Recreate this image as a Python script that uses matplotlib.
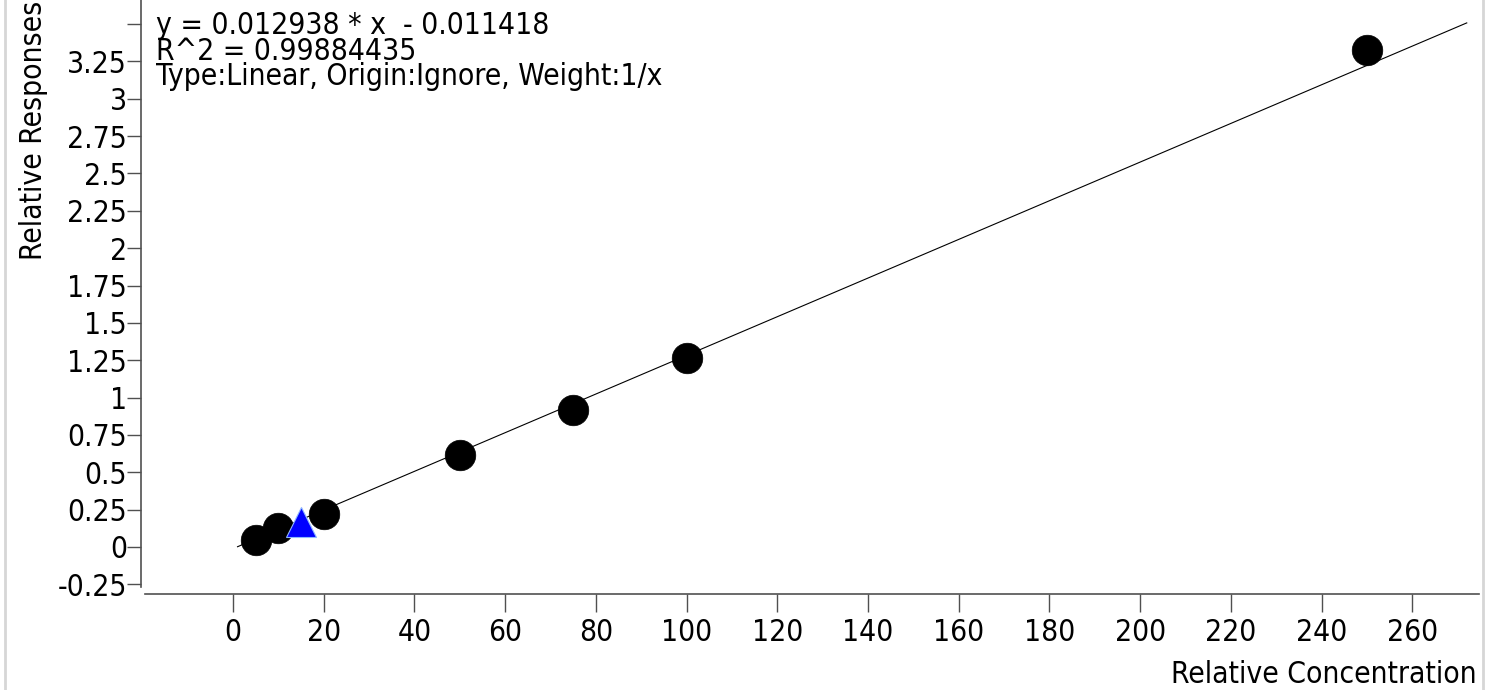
import matplotlib
matplotlib.use("Agg")
import matplotlib.pyplot as plt
from matplotlib import font_manager
from matplotlib.lines import Line2D
import numpy as np

# calibration points
conc = [5, 10, 20, 50, 75, 100, 250]
resp = [0.047, 0.125, 0.22, 0.616, 0.917, 1.265, 3.325]
sample_conc = [15]
sample_resp = [0.168]

slope = 0.012938
intercept = -0.011418
fit_range = [1, 272]

x_ticks = list(range(0, 261, 20))
y_ticks = [-0.25, 0, 0.25, 0.5, 0.75, 1, 1.25, 1.5, 1.75, 2, 2.25, 2.5, 2.75, 3, 3.25, 3.5]
y_tick_labels = ["-0.25", "0", "0.25", "0.5", "0.75", "1", "1.25", "1.5", "1.75",
                 "2", "2.25", "2.5", "2.75", "3", "3.25", ""]

info_lines = [
    "y = 0.012938 * x  - 0.011418",
    "R^2 = 0.99884435",
    "Type:Linear, Origin:Ignore, Weight:1/x",
]

# narrow Tahoma-like face if the condensed DejaVu is around
plt.rcParams["font.family"] = ["DejaVu Sans"]
cond = font_manager.FontProperties(family="DejaVu Sans", stretch="condensed")
narrow = "Condensed" in font_manager.findfont(cond)
if narrow:
    plt.rcParams["font.stretch"] = "condensed"
FS = 21.5 if narrow else 19

W, H, DPI = 1497, 690, 100
fig = plt.figure(figsize=(W / DPI, H / DPI), dpi=DPI)
ax = fig.add_axes([145 / W, 1 - 587 / H, (1479 - 145) / W, 587 / H])

ax.set_xlim(-19.4, 274.7)
ax.set_ylim(-0.268, 3.661)

xs = np.array(fit_range, dtype=float)
ax.plot(xs, slope * xs + intercept, color="black", lw=0.8, zorder=2)
ax.plot(conc, resp, "o", ms=22, color="black", mec="black", mew=0.5, zorder=3)
ax.plot(sample_conc, sample_resp, "^", ms=21, color="#0000ff", mec="#8fb8ff",
        mew=0.8, zorder=4)

for side in ("top", "right"):
    ax.spines[side].set_visible(False)
ax.spines["bottom"].set_position(("outward", 5))
ax.spines["left"].set_position(("outward", 3))
for side in ("bottom", "left"):
    ax.spines[side].set_color("#505050")
    ax.spines[side].set_linewidth(1.2)

ax.set_xticks(x_ticks)
ax.set_yticks(y_ticks)
ax.set_yticklabels(y_tick_labels)
ax.tick_params(axis="x", direction="out", length=13, width=1.0, color="#505050",
               labelsize=FS, pad=4)
ax.tick_params(axis="y", direction="out", length=10, width=1.0, color="#505050",
               labelsize=FS, pad=0)

fig.text(156 / W, 1 - 11 / H, "\n".join(info_lines), ha="left", va="top",
         fontsize=FS, linespacing=0.85)

fig.text(1477 / W, 1 - 683 / H, "Relative Concentration", ha="right",
         va="baseline", fontsize=FS)
fig.text(48 / W, 1 - 260 / H, "Relative Responses", ha="left", va="bottom",
         rotation=90, rotation_mode="anchor", fontsize=FS)

# light panel border on both sides
for px in (5, 1483):
    fig.add_artist(Line2D([px / W, px / W], [0, 1], transform=fig.transFigure,
                          color="#d6d6d6", lw=2))

fig.savefig("out.png", dpi=DPI)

+ + +

Task brief: Quote, exactly and only, the lines from the first line of the data above through the line containing "import numpy as np". The pictures do not belong in it.

Solution to this task:
Recreate this image as a Python script that uses matplotlib.
import matplotlib
matplotlib.use("Agg")
import matplotlib.pyplot as plt
from matplotlib import font_manager
from matplotlib.lines import Line2D
import numpy as np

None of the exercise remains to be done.